Portland would be the first community in Maine to adopt such a requirement, but it would join more than 26 other U.S. cities with similar rules. Last year, the Legislature turned down a statewide paid sick leave proposal, which would have made Maine the eighth U.S. state to require paid sick leave.

Portland’s proposal would require employers to give their full-time, part-time and seasonal employees one hour of paid sick time for every 30 hours worked. Employees could earn and use up to 48 hours a year. Any unused time would roll over to the following year, but would not be paid to employees if they leave their job.

Sick time could be used for an employee’s mental or physical health, injury or diagnosis. It could also be used to cover an absence caused by domestic violence, sexual assault or stalking, as well as taking caring of a family member. Any absence lasting three or more days would require a doctor’s note.

The city would be charged with enforcement and would have to investigate complaints within 15 days. Violators would have to pay up to three times the amount of back wages owed and the city could issue a $100-a-day fine.

Portland Buy Local, a group of about local independent business owners, is not taking a position on the ordinance, according to Executive Director Mary Allen Scott. But the group did survey its 400 businesses and 30 individual members.

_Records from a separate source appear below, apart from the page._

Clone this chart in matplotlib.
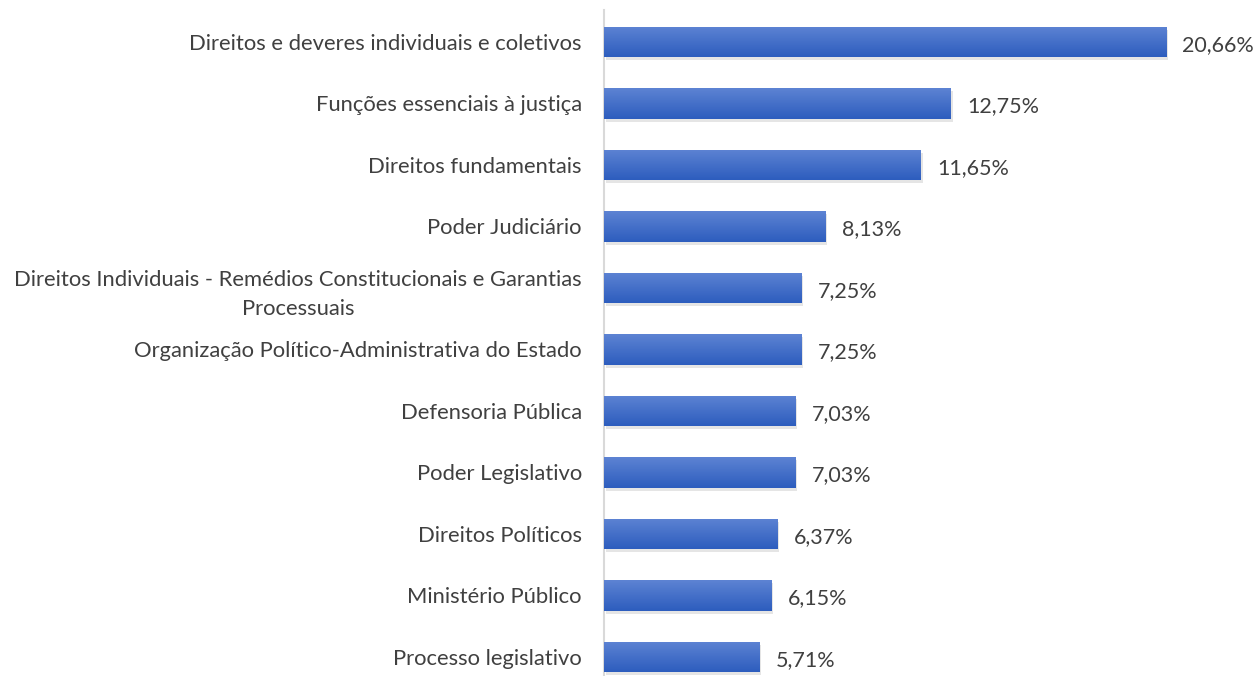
import matplotlib.pyplot as plt
import numpy as np
from matplotlib.colors import LinearSegmentedColormap

categories = [
    "Direitos e deveres individuais e coletivos",
    "Funções essenciais à justiça",
    "Direitos fundamentais",
    "Poder Judiciário",
    "Direitos Individuais - Remédios Constitucionais e Garantias\nProcessuais",
    "Organização Político-Administrativa do Estado",
    "Defensoria Pública",
    "Poder Legislativo",
    "Direitos Políticos",
    "Ministério Público",
    "Processo legislativo",
]
values = [20.66, 12.75, 11.65, 8.13, 7.25, 7.25, 7.03, 7.03, 6.37, 6.15, 5.71]
labels = ["20,66%", "12,75%", "11,65%", "8,13%", "7,25%", "7,25%",
          "7,03%", "7,03%", "6,37%", "6,15%", "5,71%"]

plt.rcParams['font.family'] = ['Lato', 'DejaVu Sans']
text_color = '#404040'

fig = plt.figure(figsize=(12.57, 6.76), dpi=100)
ax = fig.add_axes([604 / 1257, 0, 1 - 604 / 1257, 666 / 676])

y = np.arange(len(values))
bh = 0.49

# soft shadow under bars
ax.barh(y + 0.05, values, height=bh, left=0.06, color='#000000', alpha=0.10, zorder=1)
bars = ax.barh(y, values, height=bh, color='#4472C4', zorder=2)

cmap = LinearSegmentedColormap.from_list('grad', ['#5d83d3', '#2d5dbe'])
grad = np.linspace(0, 1, 64).reshape(-1, 1)
for b in bars:
    x0, y0 = b.get_x(), b.get_y()
    w, h = b.get_width(), b.get_height()
    im = ax.imshow(grad, cmap=cmap, aspect='auto', origin='upper',
                   extent=[x0, x0 + w, y0 + h, y0], zorder=3)
    im.set_clip_path(b)

for yi, v, lab in zip(y, values, labels):
    ax.text(v + 0.6, yi + 0.05, lab, va='center', ha='left', fontsize=15.5, color=text_color)

ax.set_xlim(0, 24)
ax.set_ylim(10.31, -0.52)
ax.set_yticks(y)
ax.set_yticklabels(categories, fontsize=15.8, color=text_color,
                   multialignment='center', linespacing=1.55)
ax.tick_params(axis='y', length=0, pad=16)
ax.set_xticks([])
for s in ['top', 'right', 'bottom']:
    ax.spines[s].set_visible(False)
ax.spines['left'].set_color('#d9d9d9')
ax.spines['left'].set_linewidth(1.5)

fig.savefig('out.png', dpi=100)
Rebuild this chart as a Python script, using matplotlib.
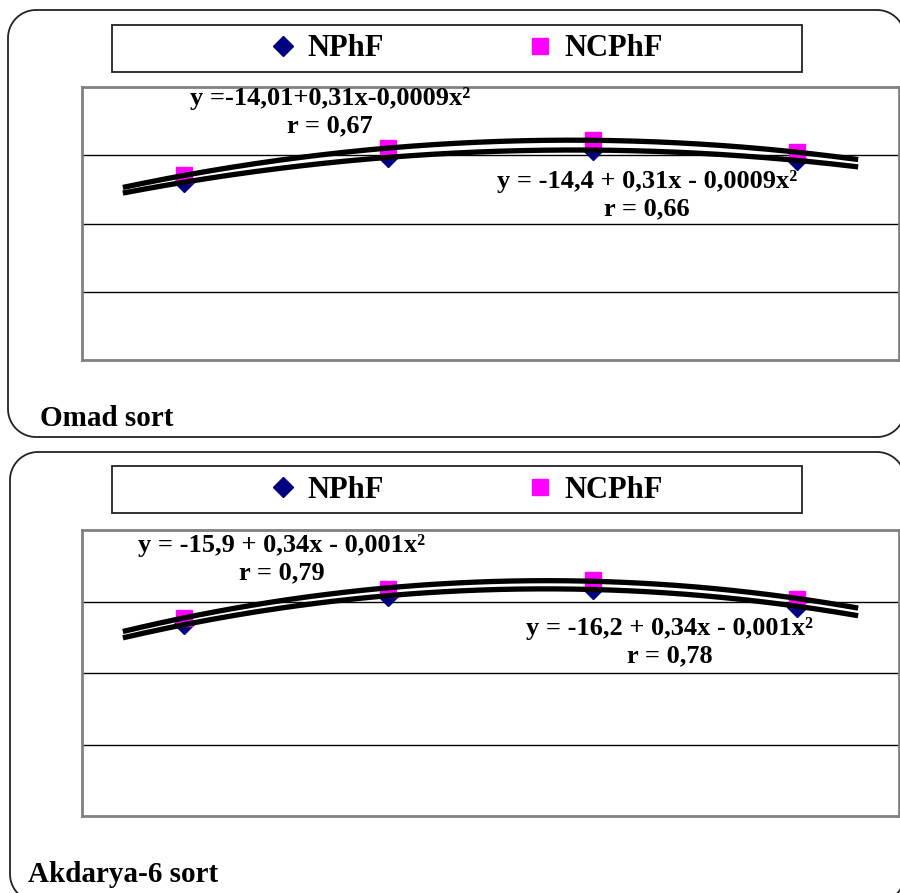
import numpy as np
import matplotlib
matplotlib.use("Agg")
import matplotlib.pyplot as plt
from matplotlib.patches import Rectangle, PathPatch
from matplotlib.path import Path
from matplotlib.lines import Line2D

plt.rcParams['font.family'] = ['Liberation Serif', 'DejaVu Serif']
plt.rcParams['font.weight'] = 'bold'

categories = ['1', '2', '3', '4']
series_names = ['NPhF', 'NCPhF']

omad_nphf = [-7.9, -0.6, 1.5, -1.5]
omad_ncphf = [-5.9, 2.1, 4.4, 0.9]
akd_nphf = [-6.4, 1.4, 3.6, -1.4]
akd_ncphf = [-4.5, 3.6, 5.9, 0.8]

omad_eq = ["y =-14,01+0,31x-0,0009x²\nr = 0,67", "y = -14,4 + 0,31x - 0,0009x²\nr = 0,66"]
akd_eq = ["y = -15,9 + 0,34x - 0,001x²\nr = 0,79", "y = -16,2 + 0,34x - 0,001x²\nr = 0,78"]
panel_titles = ['Omad sort', 'Akdarya-6 sort']

W, H = 900, 893
fig = plt.figure(figsize=(W / 100, H / 100), dpi=100)

FS_EQ = 19
FS_LEG = 22
FS_TITLE = 21
NAVY = '#000080'
MAG = '#ff00ff'


def fx(px):
    return px / W


def fy(py):
    return 1 - py / H


def rounded_rect(x0, y0, x1, y1, r):
    pts = []
    corners = [(x1 - r, y0 + r, -90), (x1 - r, y1 - r, 0),
               (x0 + r, y1 - r, 90), (x0 + r, y0 + r, 180)]
    for cx, cy, a0 in corners:
        for a in np.linspace(a0, a0 + 90, 20):
            t = np.radians(a)
            pts.append((fx(cx + r * np.cos(t)), fy(cy + r * np.sin(t))))
    pts.append(pts[0])
    return PathPatch(Path(pts), transform=fig.transFigure, fill=False,
                     edgecolor='#222222', lw=1.3, zorder=0)


fig.add_artist(rounded_rect(8, 10, 905, 437, 28))
fig.add_artist(rounded_rect(10, 452, 905, 902, 28))


def draw_panel(top, bottom, s1, s2, eqs, eqpos, legend_top, title, title_xy):
    ax = fig.add_axes([fx(82), fy(bottom), fx(899 - 82), (bottom - top) / H])
    x = np.arange(len(categories)) + 0.5
    ax.set_xlim(0, len(categories))
    ax.set_ylim(-60, 20)
    ax.set_yticks([-40, -20, 0])
    ax.set_xticks([])
    ax.tick_params(left=False, labelleft=False)
    ax.grid(axis='y', color='black', lw=1)
    for sp in ax.spines.values():
        sp.set_color('#808080')
        sp.set_linewidth(2)
    ax.plot(x, s1, ls='none', marker='D', ms=10, color=NAVY, zorder=3)
    ax.plot(x, s2, ls='none', marker='s', ms=11, color=MAG, zorder=3)
    xt = np.linspace(x[0] - 0.3, x[-1] + 0.3, 200)
    for s in (s1, s2):
        c = np.polyfit(x, s, 2)
        ax.plot(xt, np.polyval(c, xt), color='black', lw=3.8, zorder=4,
                solid_capstyle='butt')
    for txt, (px, py) in zip(eqs, eqpos):
        fig.text(fx(px), fy(py), txt, ha='center', va='center', fontsize=FS_EQ,
                 fontweight='bold', linespacing=1.25, zorder=6)
    fig.add_artist(Rectangle((fx(112), fy(legend_top + 47)), fx(802 - 112), 47 / H,
                             transform=fig.transFigure, fill=False,
                             edgecolor='#222222', lw=1.3))
    handles = [Line2D([], [], ls='none', marker='D', ms=10, color=NAVY),
               Line2D([], [], ls='none', marker='s', ms=12, color=MAG)]
    fig.legend(handles, series_names, loc='center',
               bbox_to_anchor=(fx(465), fy(legend_top + 24)), ncol=2,
               frameon=False, columnspacing=4.6, handletextpad=0.3,
               handlelength=1, prop={'size': FS_LEG, 'weight': 'bold'})
    fig.text(fx(title_xy[0]), fy(title_xy[1]), title, ha='left', va='center',
             fontsize=FS_TITLE, fontweight='bold')


draw_panel(87, 360, omad_nphf, omad_ncphf, omad_eq,
           [(330, 112), (647, 195)], 25, panel_titles[0], (40, 419))
draw_panel(530, 816, akd_nphf, akd_ncphf, akd_eq,
           [(282, 559), (670, 642)], 466, panel_titles[1], (28, 875))

fig.savefig('out.png', dpi=100)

A little more than half of the 61 business owners who responded said they do not currently provide paid sick time and 69 percent opposed the new ordinance. However, once additional input from managers and other Buy Local contacts was added, support for the ordinance rose to 58 percent. Participants were also allowed to provide anonymous written comments, many of which were critical of the proposal.

“We are glad to collect this feedback to ensure that the City hears from the local, independent businesses that make Portland a unique place to live and visit,” Scott said. “We are hopeful that the responses and feedback will be helpful to City Council.”

The public hearing before the City Council’s Health & Human Services and Public Safety Committee will take place at 5:30 p.m. Tuesday in Council Chambers at City Hall. Committee members will discuss the ordinance again on May 8, when they will receive staff feedback to questions posed last fall.

City Councilor Belinda Ray, who leads the committee, said in an email that she has received five to 10 emails from supporters and from 10 to15 businesses concerned about the ordinance and its potential impacts.

Councilors Brian Batson and Pious Ali, who also serve on the committee, did not respond to requests for comment on Thursday or Friday about their positions on the ordinance, or provide or describe the type of feedback they have already received from the public.

Ray said in a blog post Thursday that the committee’s deliberations could stretch into the summer or fall and that the proposed ordinance would likely be amended based on feedback from workers and the business community.

“Considering the implementation of such a policy is a very complicated task, especially as we contemplate the potential impacts for people living, working, and employing others in and around the Portland area,” Ray said. “As the chair of the HHS & PS Committee, I’m pleased to say that the committee realizes this, and that we are working to proceed in a highly transparent and inclusive manner.”

The Portland Public Health director, Dr. Kolawole Bankole, said in a memo to the committee last fall that the ordinance would improve public health. And based on the experiences of other communities, the ordinance was not likely to be abused by employees and would result in a negligible increase in costs for business.

“Research suggests that more widespread implementation of (paid sick day) policies would have a substantial positive (impact) on the well-being of children, families, and communities across the United Stated,” Bankole wrote.